If you're not already convinced about the merits of Land Value Tax, or even if you already think it's a good idea but don't quite know why or how it might affect far reaching areas of public policy, we hope these pages will convince you.
Monopoly
But it's what causes that fundamental inequity that lies behind the zealous pursuit of Land Value Tax. Churchill went on relentlessly about it. He exclaimed that it was the defining difference between Socialists (of which that government were often accused by the Tories) and Liberals: "Socialism attacks capital; Liberalism attacks monopoly." And he went on to explain eloquently the monopoly the 1909 budget was trying to deal with:
"It is quite true that the land monopoly is not the only monopoly which exists, but it is by far the greatest of monopolies; it is a perpetual monopoly, and it is the mother of all other forms of monopoly. It is quite true that unearned increments in land are not the only form of unearned or undeserved profit which individuals are able to secure; but it is the principal form of unearned increment, derived from processes, which are not merely not beneficial, but which are positively detrimental to the general public."

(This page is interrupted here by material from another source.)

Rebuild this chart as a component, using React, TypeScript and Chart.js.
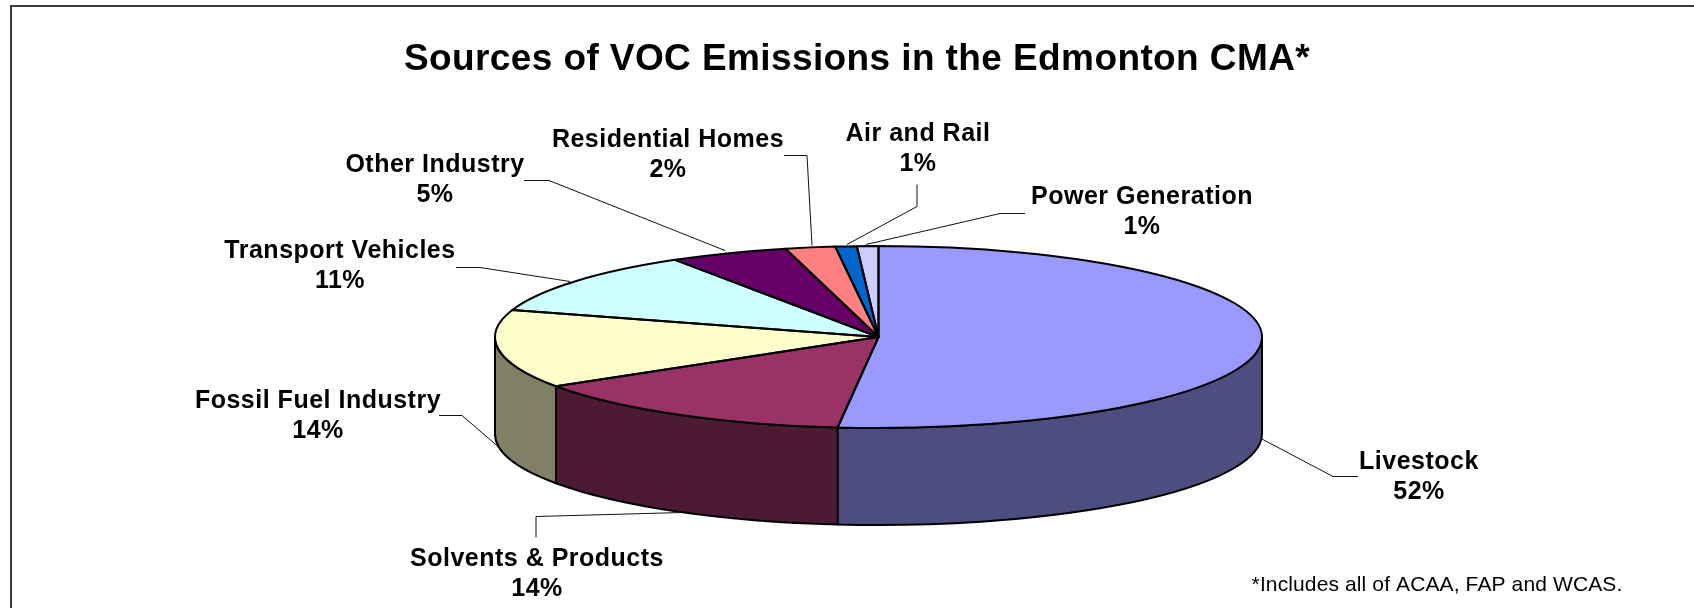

But it goes further still. Why is the land monopoly so crucial to human well being? Churchill goes on: "Land, which is a necessity of human existence, which is the original source of all wealth, which is strictly limited in extent, which is fixed in geographical position—land, I say, differs from all other forms of property in these primary and fundamental conditions." And in this he is drawing on the most ancient of liberal thinking. Going right back to Locke in the political realm, but also back to the very foundations of the Judeo Christian and Muslim faiths is the notion that we all, by dint simply of being born onto a planet whose resources are finite and has to support us all, have a common right of access to the common wealth of that planet - somewhere to live, some means of keeping ourselves alive.
Free Trade
Yet we still have to go one step further to find the "ideology" that leads to that abhorrence of monopoly. The argument over how best to improve the conditions of the poor for the forty years or so prior to the People's Budget centered around the debate between Protectionist and Free Trade policies. It was pretty well unanimously agreed amongst Liberals (and subsequently for a while Labour politicians such as Phillip Snowden) that Free Trade was the way to improve the lot of the worker and that Protection always entrenched privilege in the hands of the already powerful.
Free Trade of course today sometimes has awkward connotations. We think of Seattle WTO riots, of GATS agreements that, we are told, will mean us surrendering our education system to "Johnny foreigner", and that puts school books advertising western lifestyle products into African schools in return for exclusive rights to sell Coke to the kids for three days' worth of their parents' earnings. But this is the free trade that has, ironically, been nurtured by the protectionism of the rest of the twentieth century, complete with unresolved monopolies and powerful cartels, with rent-seeking lobbyists buying (some of) our politicians to gain advantage for their clients.
Even more relevant with 21st century concerns
The Free Trade our Liberal forebears espoused relentlessly sought to eradicate tariffs - and not just those at borders but those internal tariffs like income and capital taxes that provide disincentives to enterprise and hard work - and either break up or compensate for monopoly power. Add to all this the more contemporary concerns of environmental stewardship which demands much greater attention to using our common wealth more efficiently and global competition that demands we be more efficient in our production and control of our costs and we can have a Liberalism that combines the benefits of Free Trade and the public revenues to help those in our societies that are least able to participate in those benefits however hard they try.
The basis of our manifesto
So our manifesto should be "true" Free Trade, anti-monopoly action, and a fair revenue stream in Land Value Tax that directly compensates for the exclusion of those who cannot compete and provides us with the means to finance the social policies and welfare provision that people have come to expect. And it will be as relevant today as it was a hundred years ago.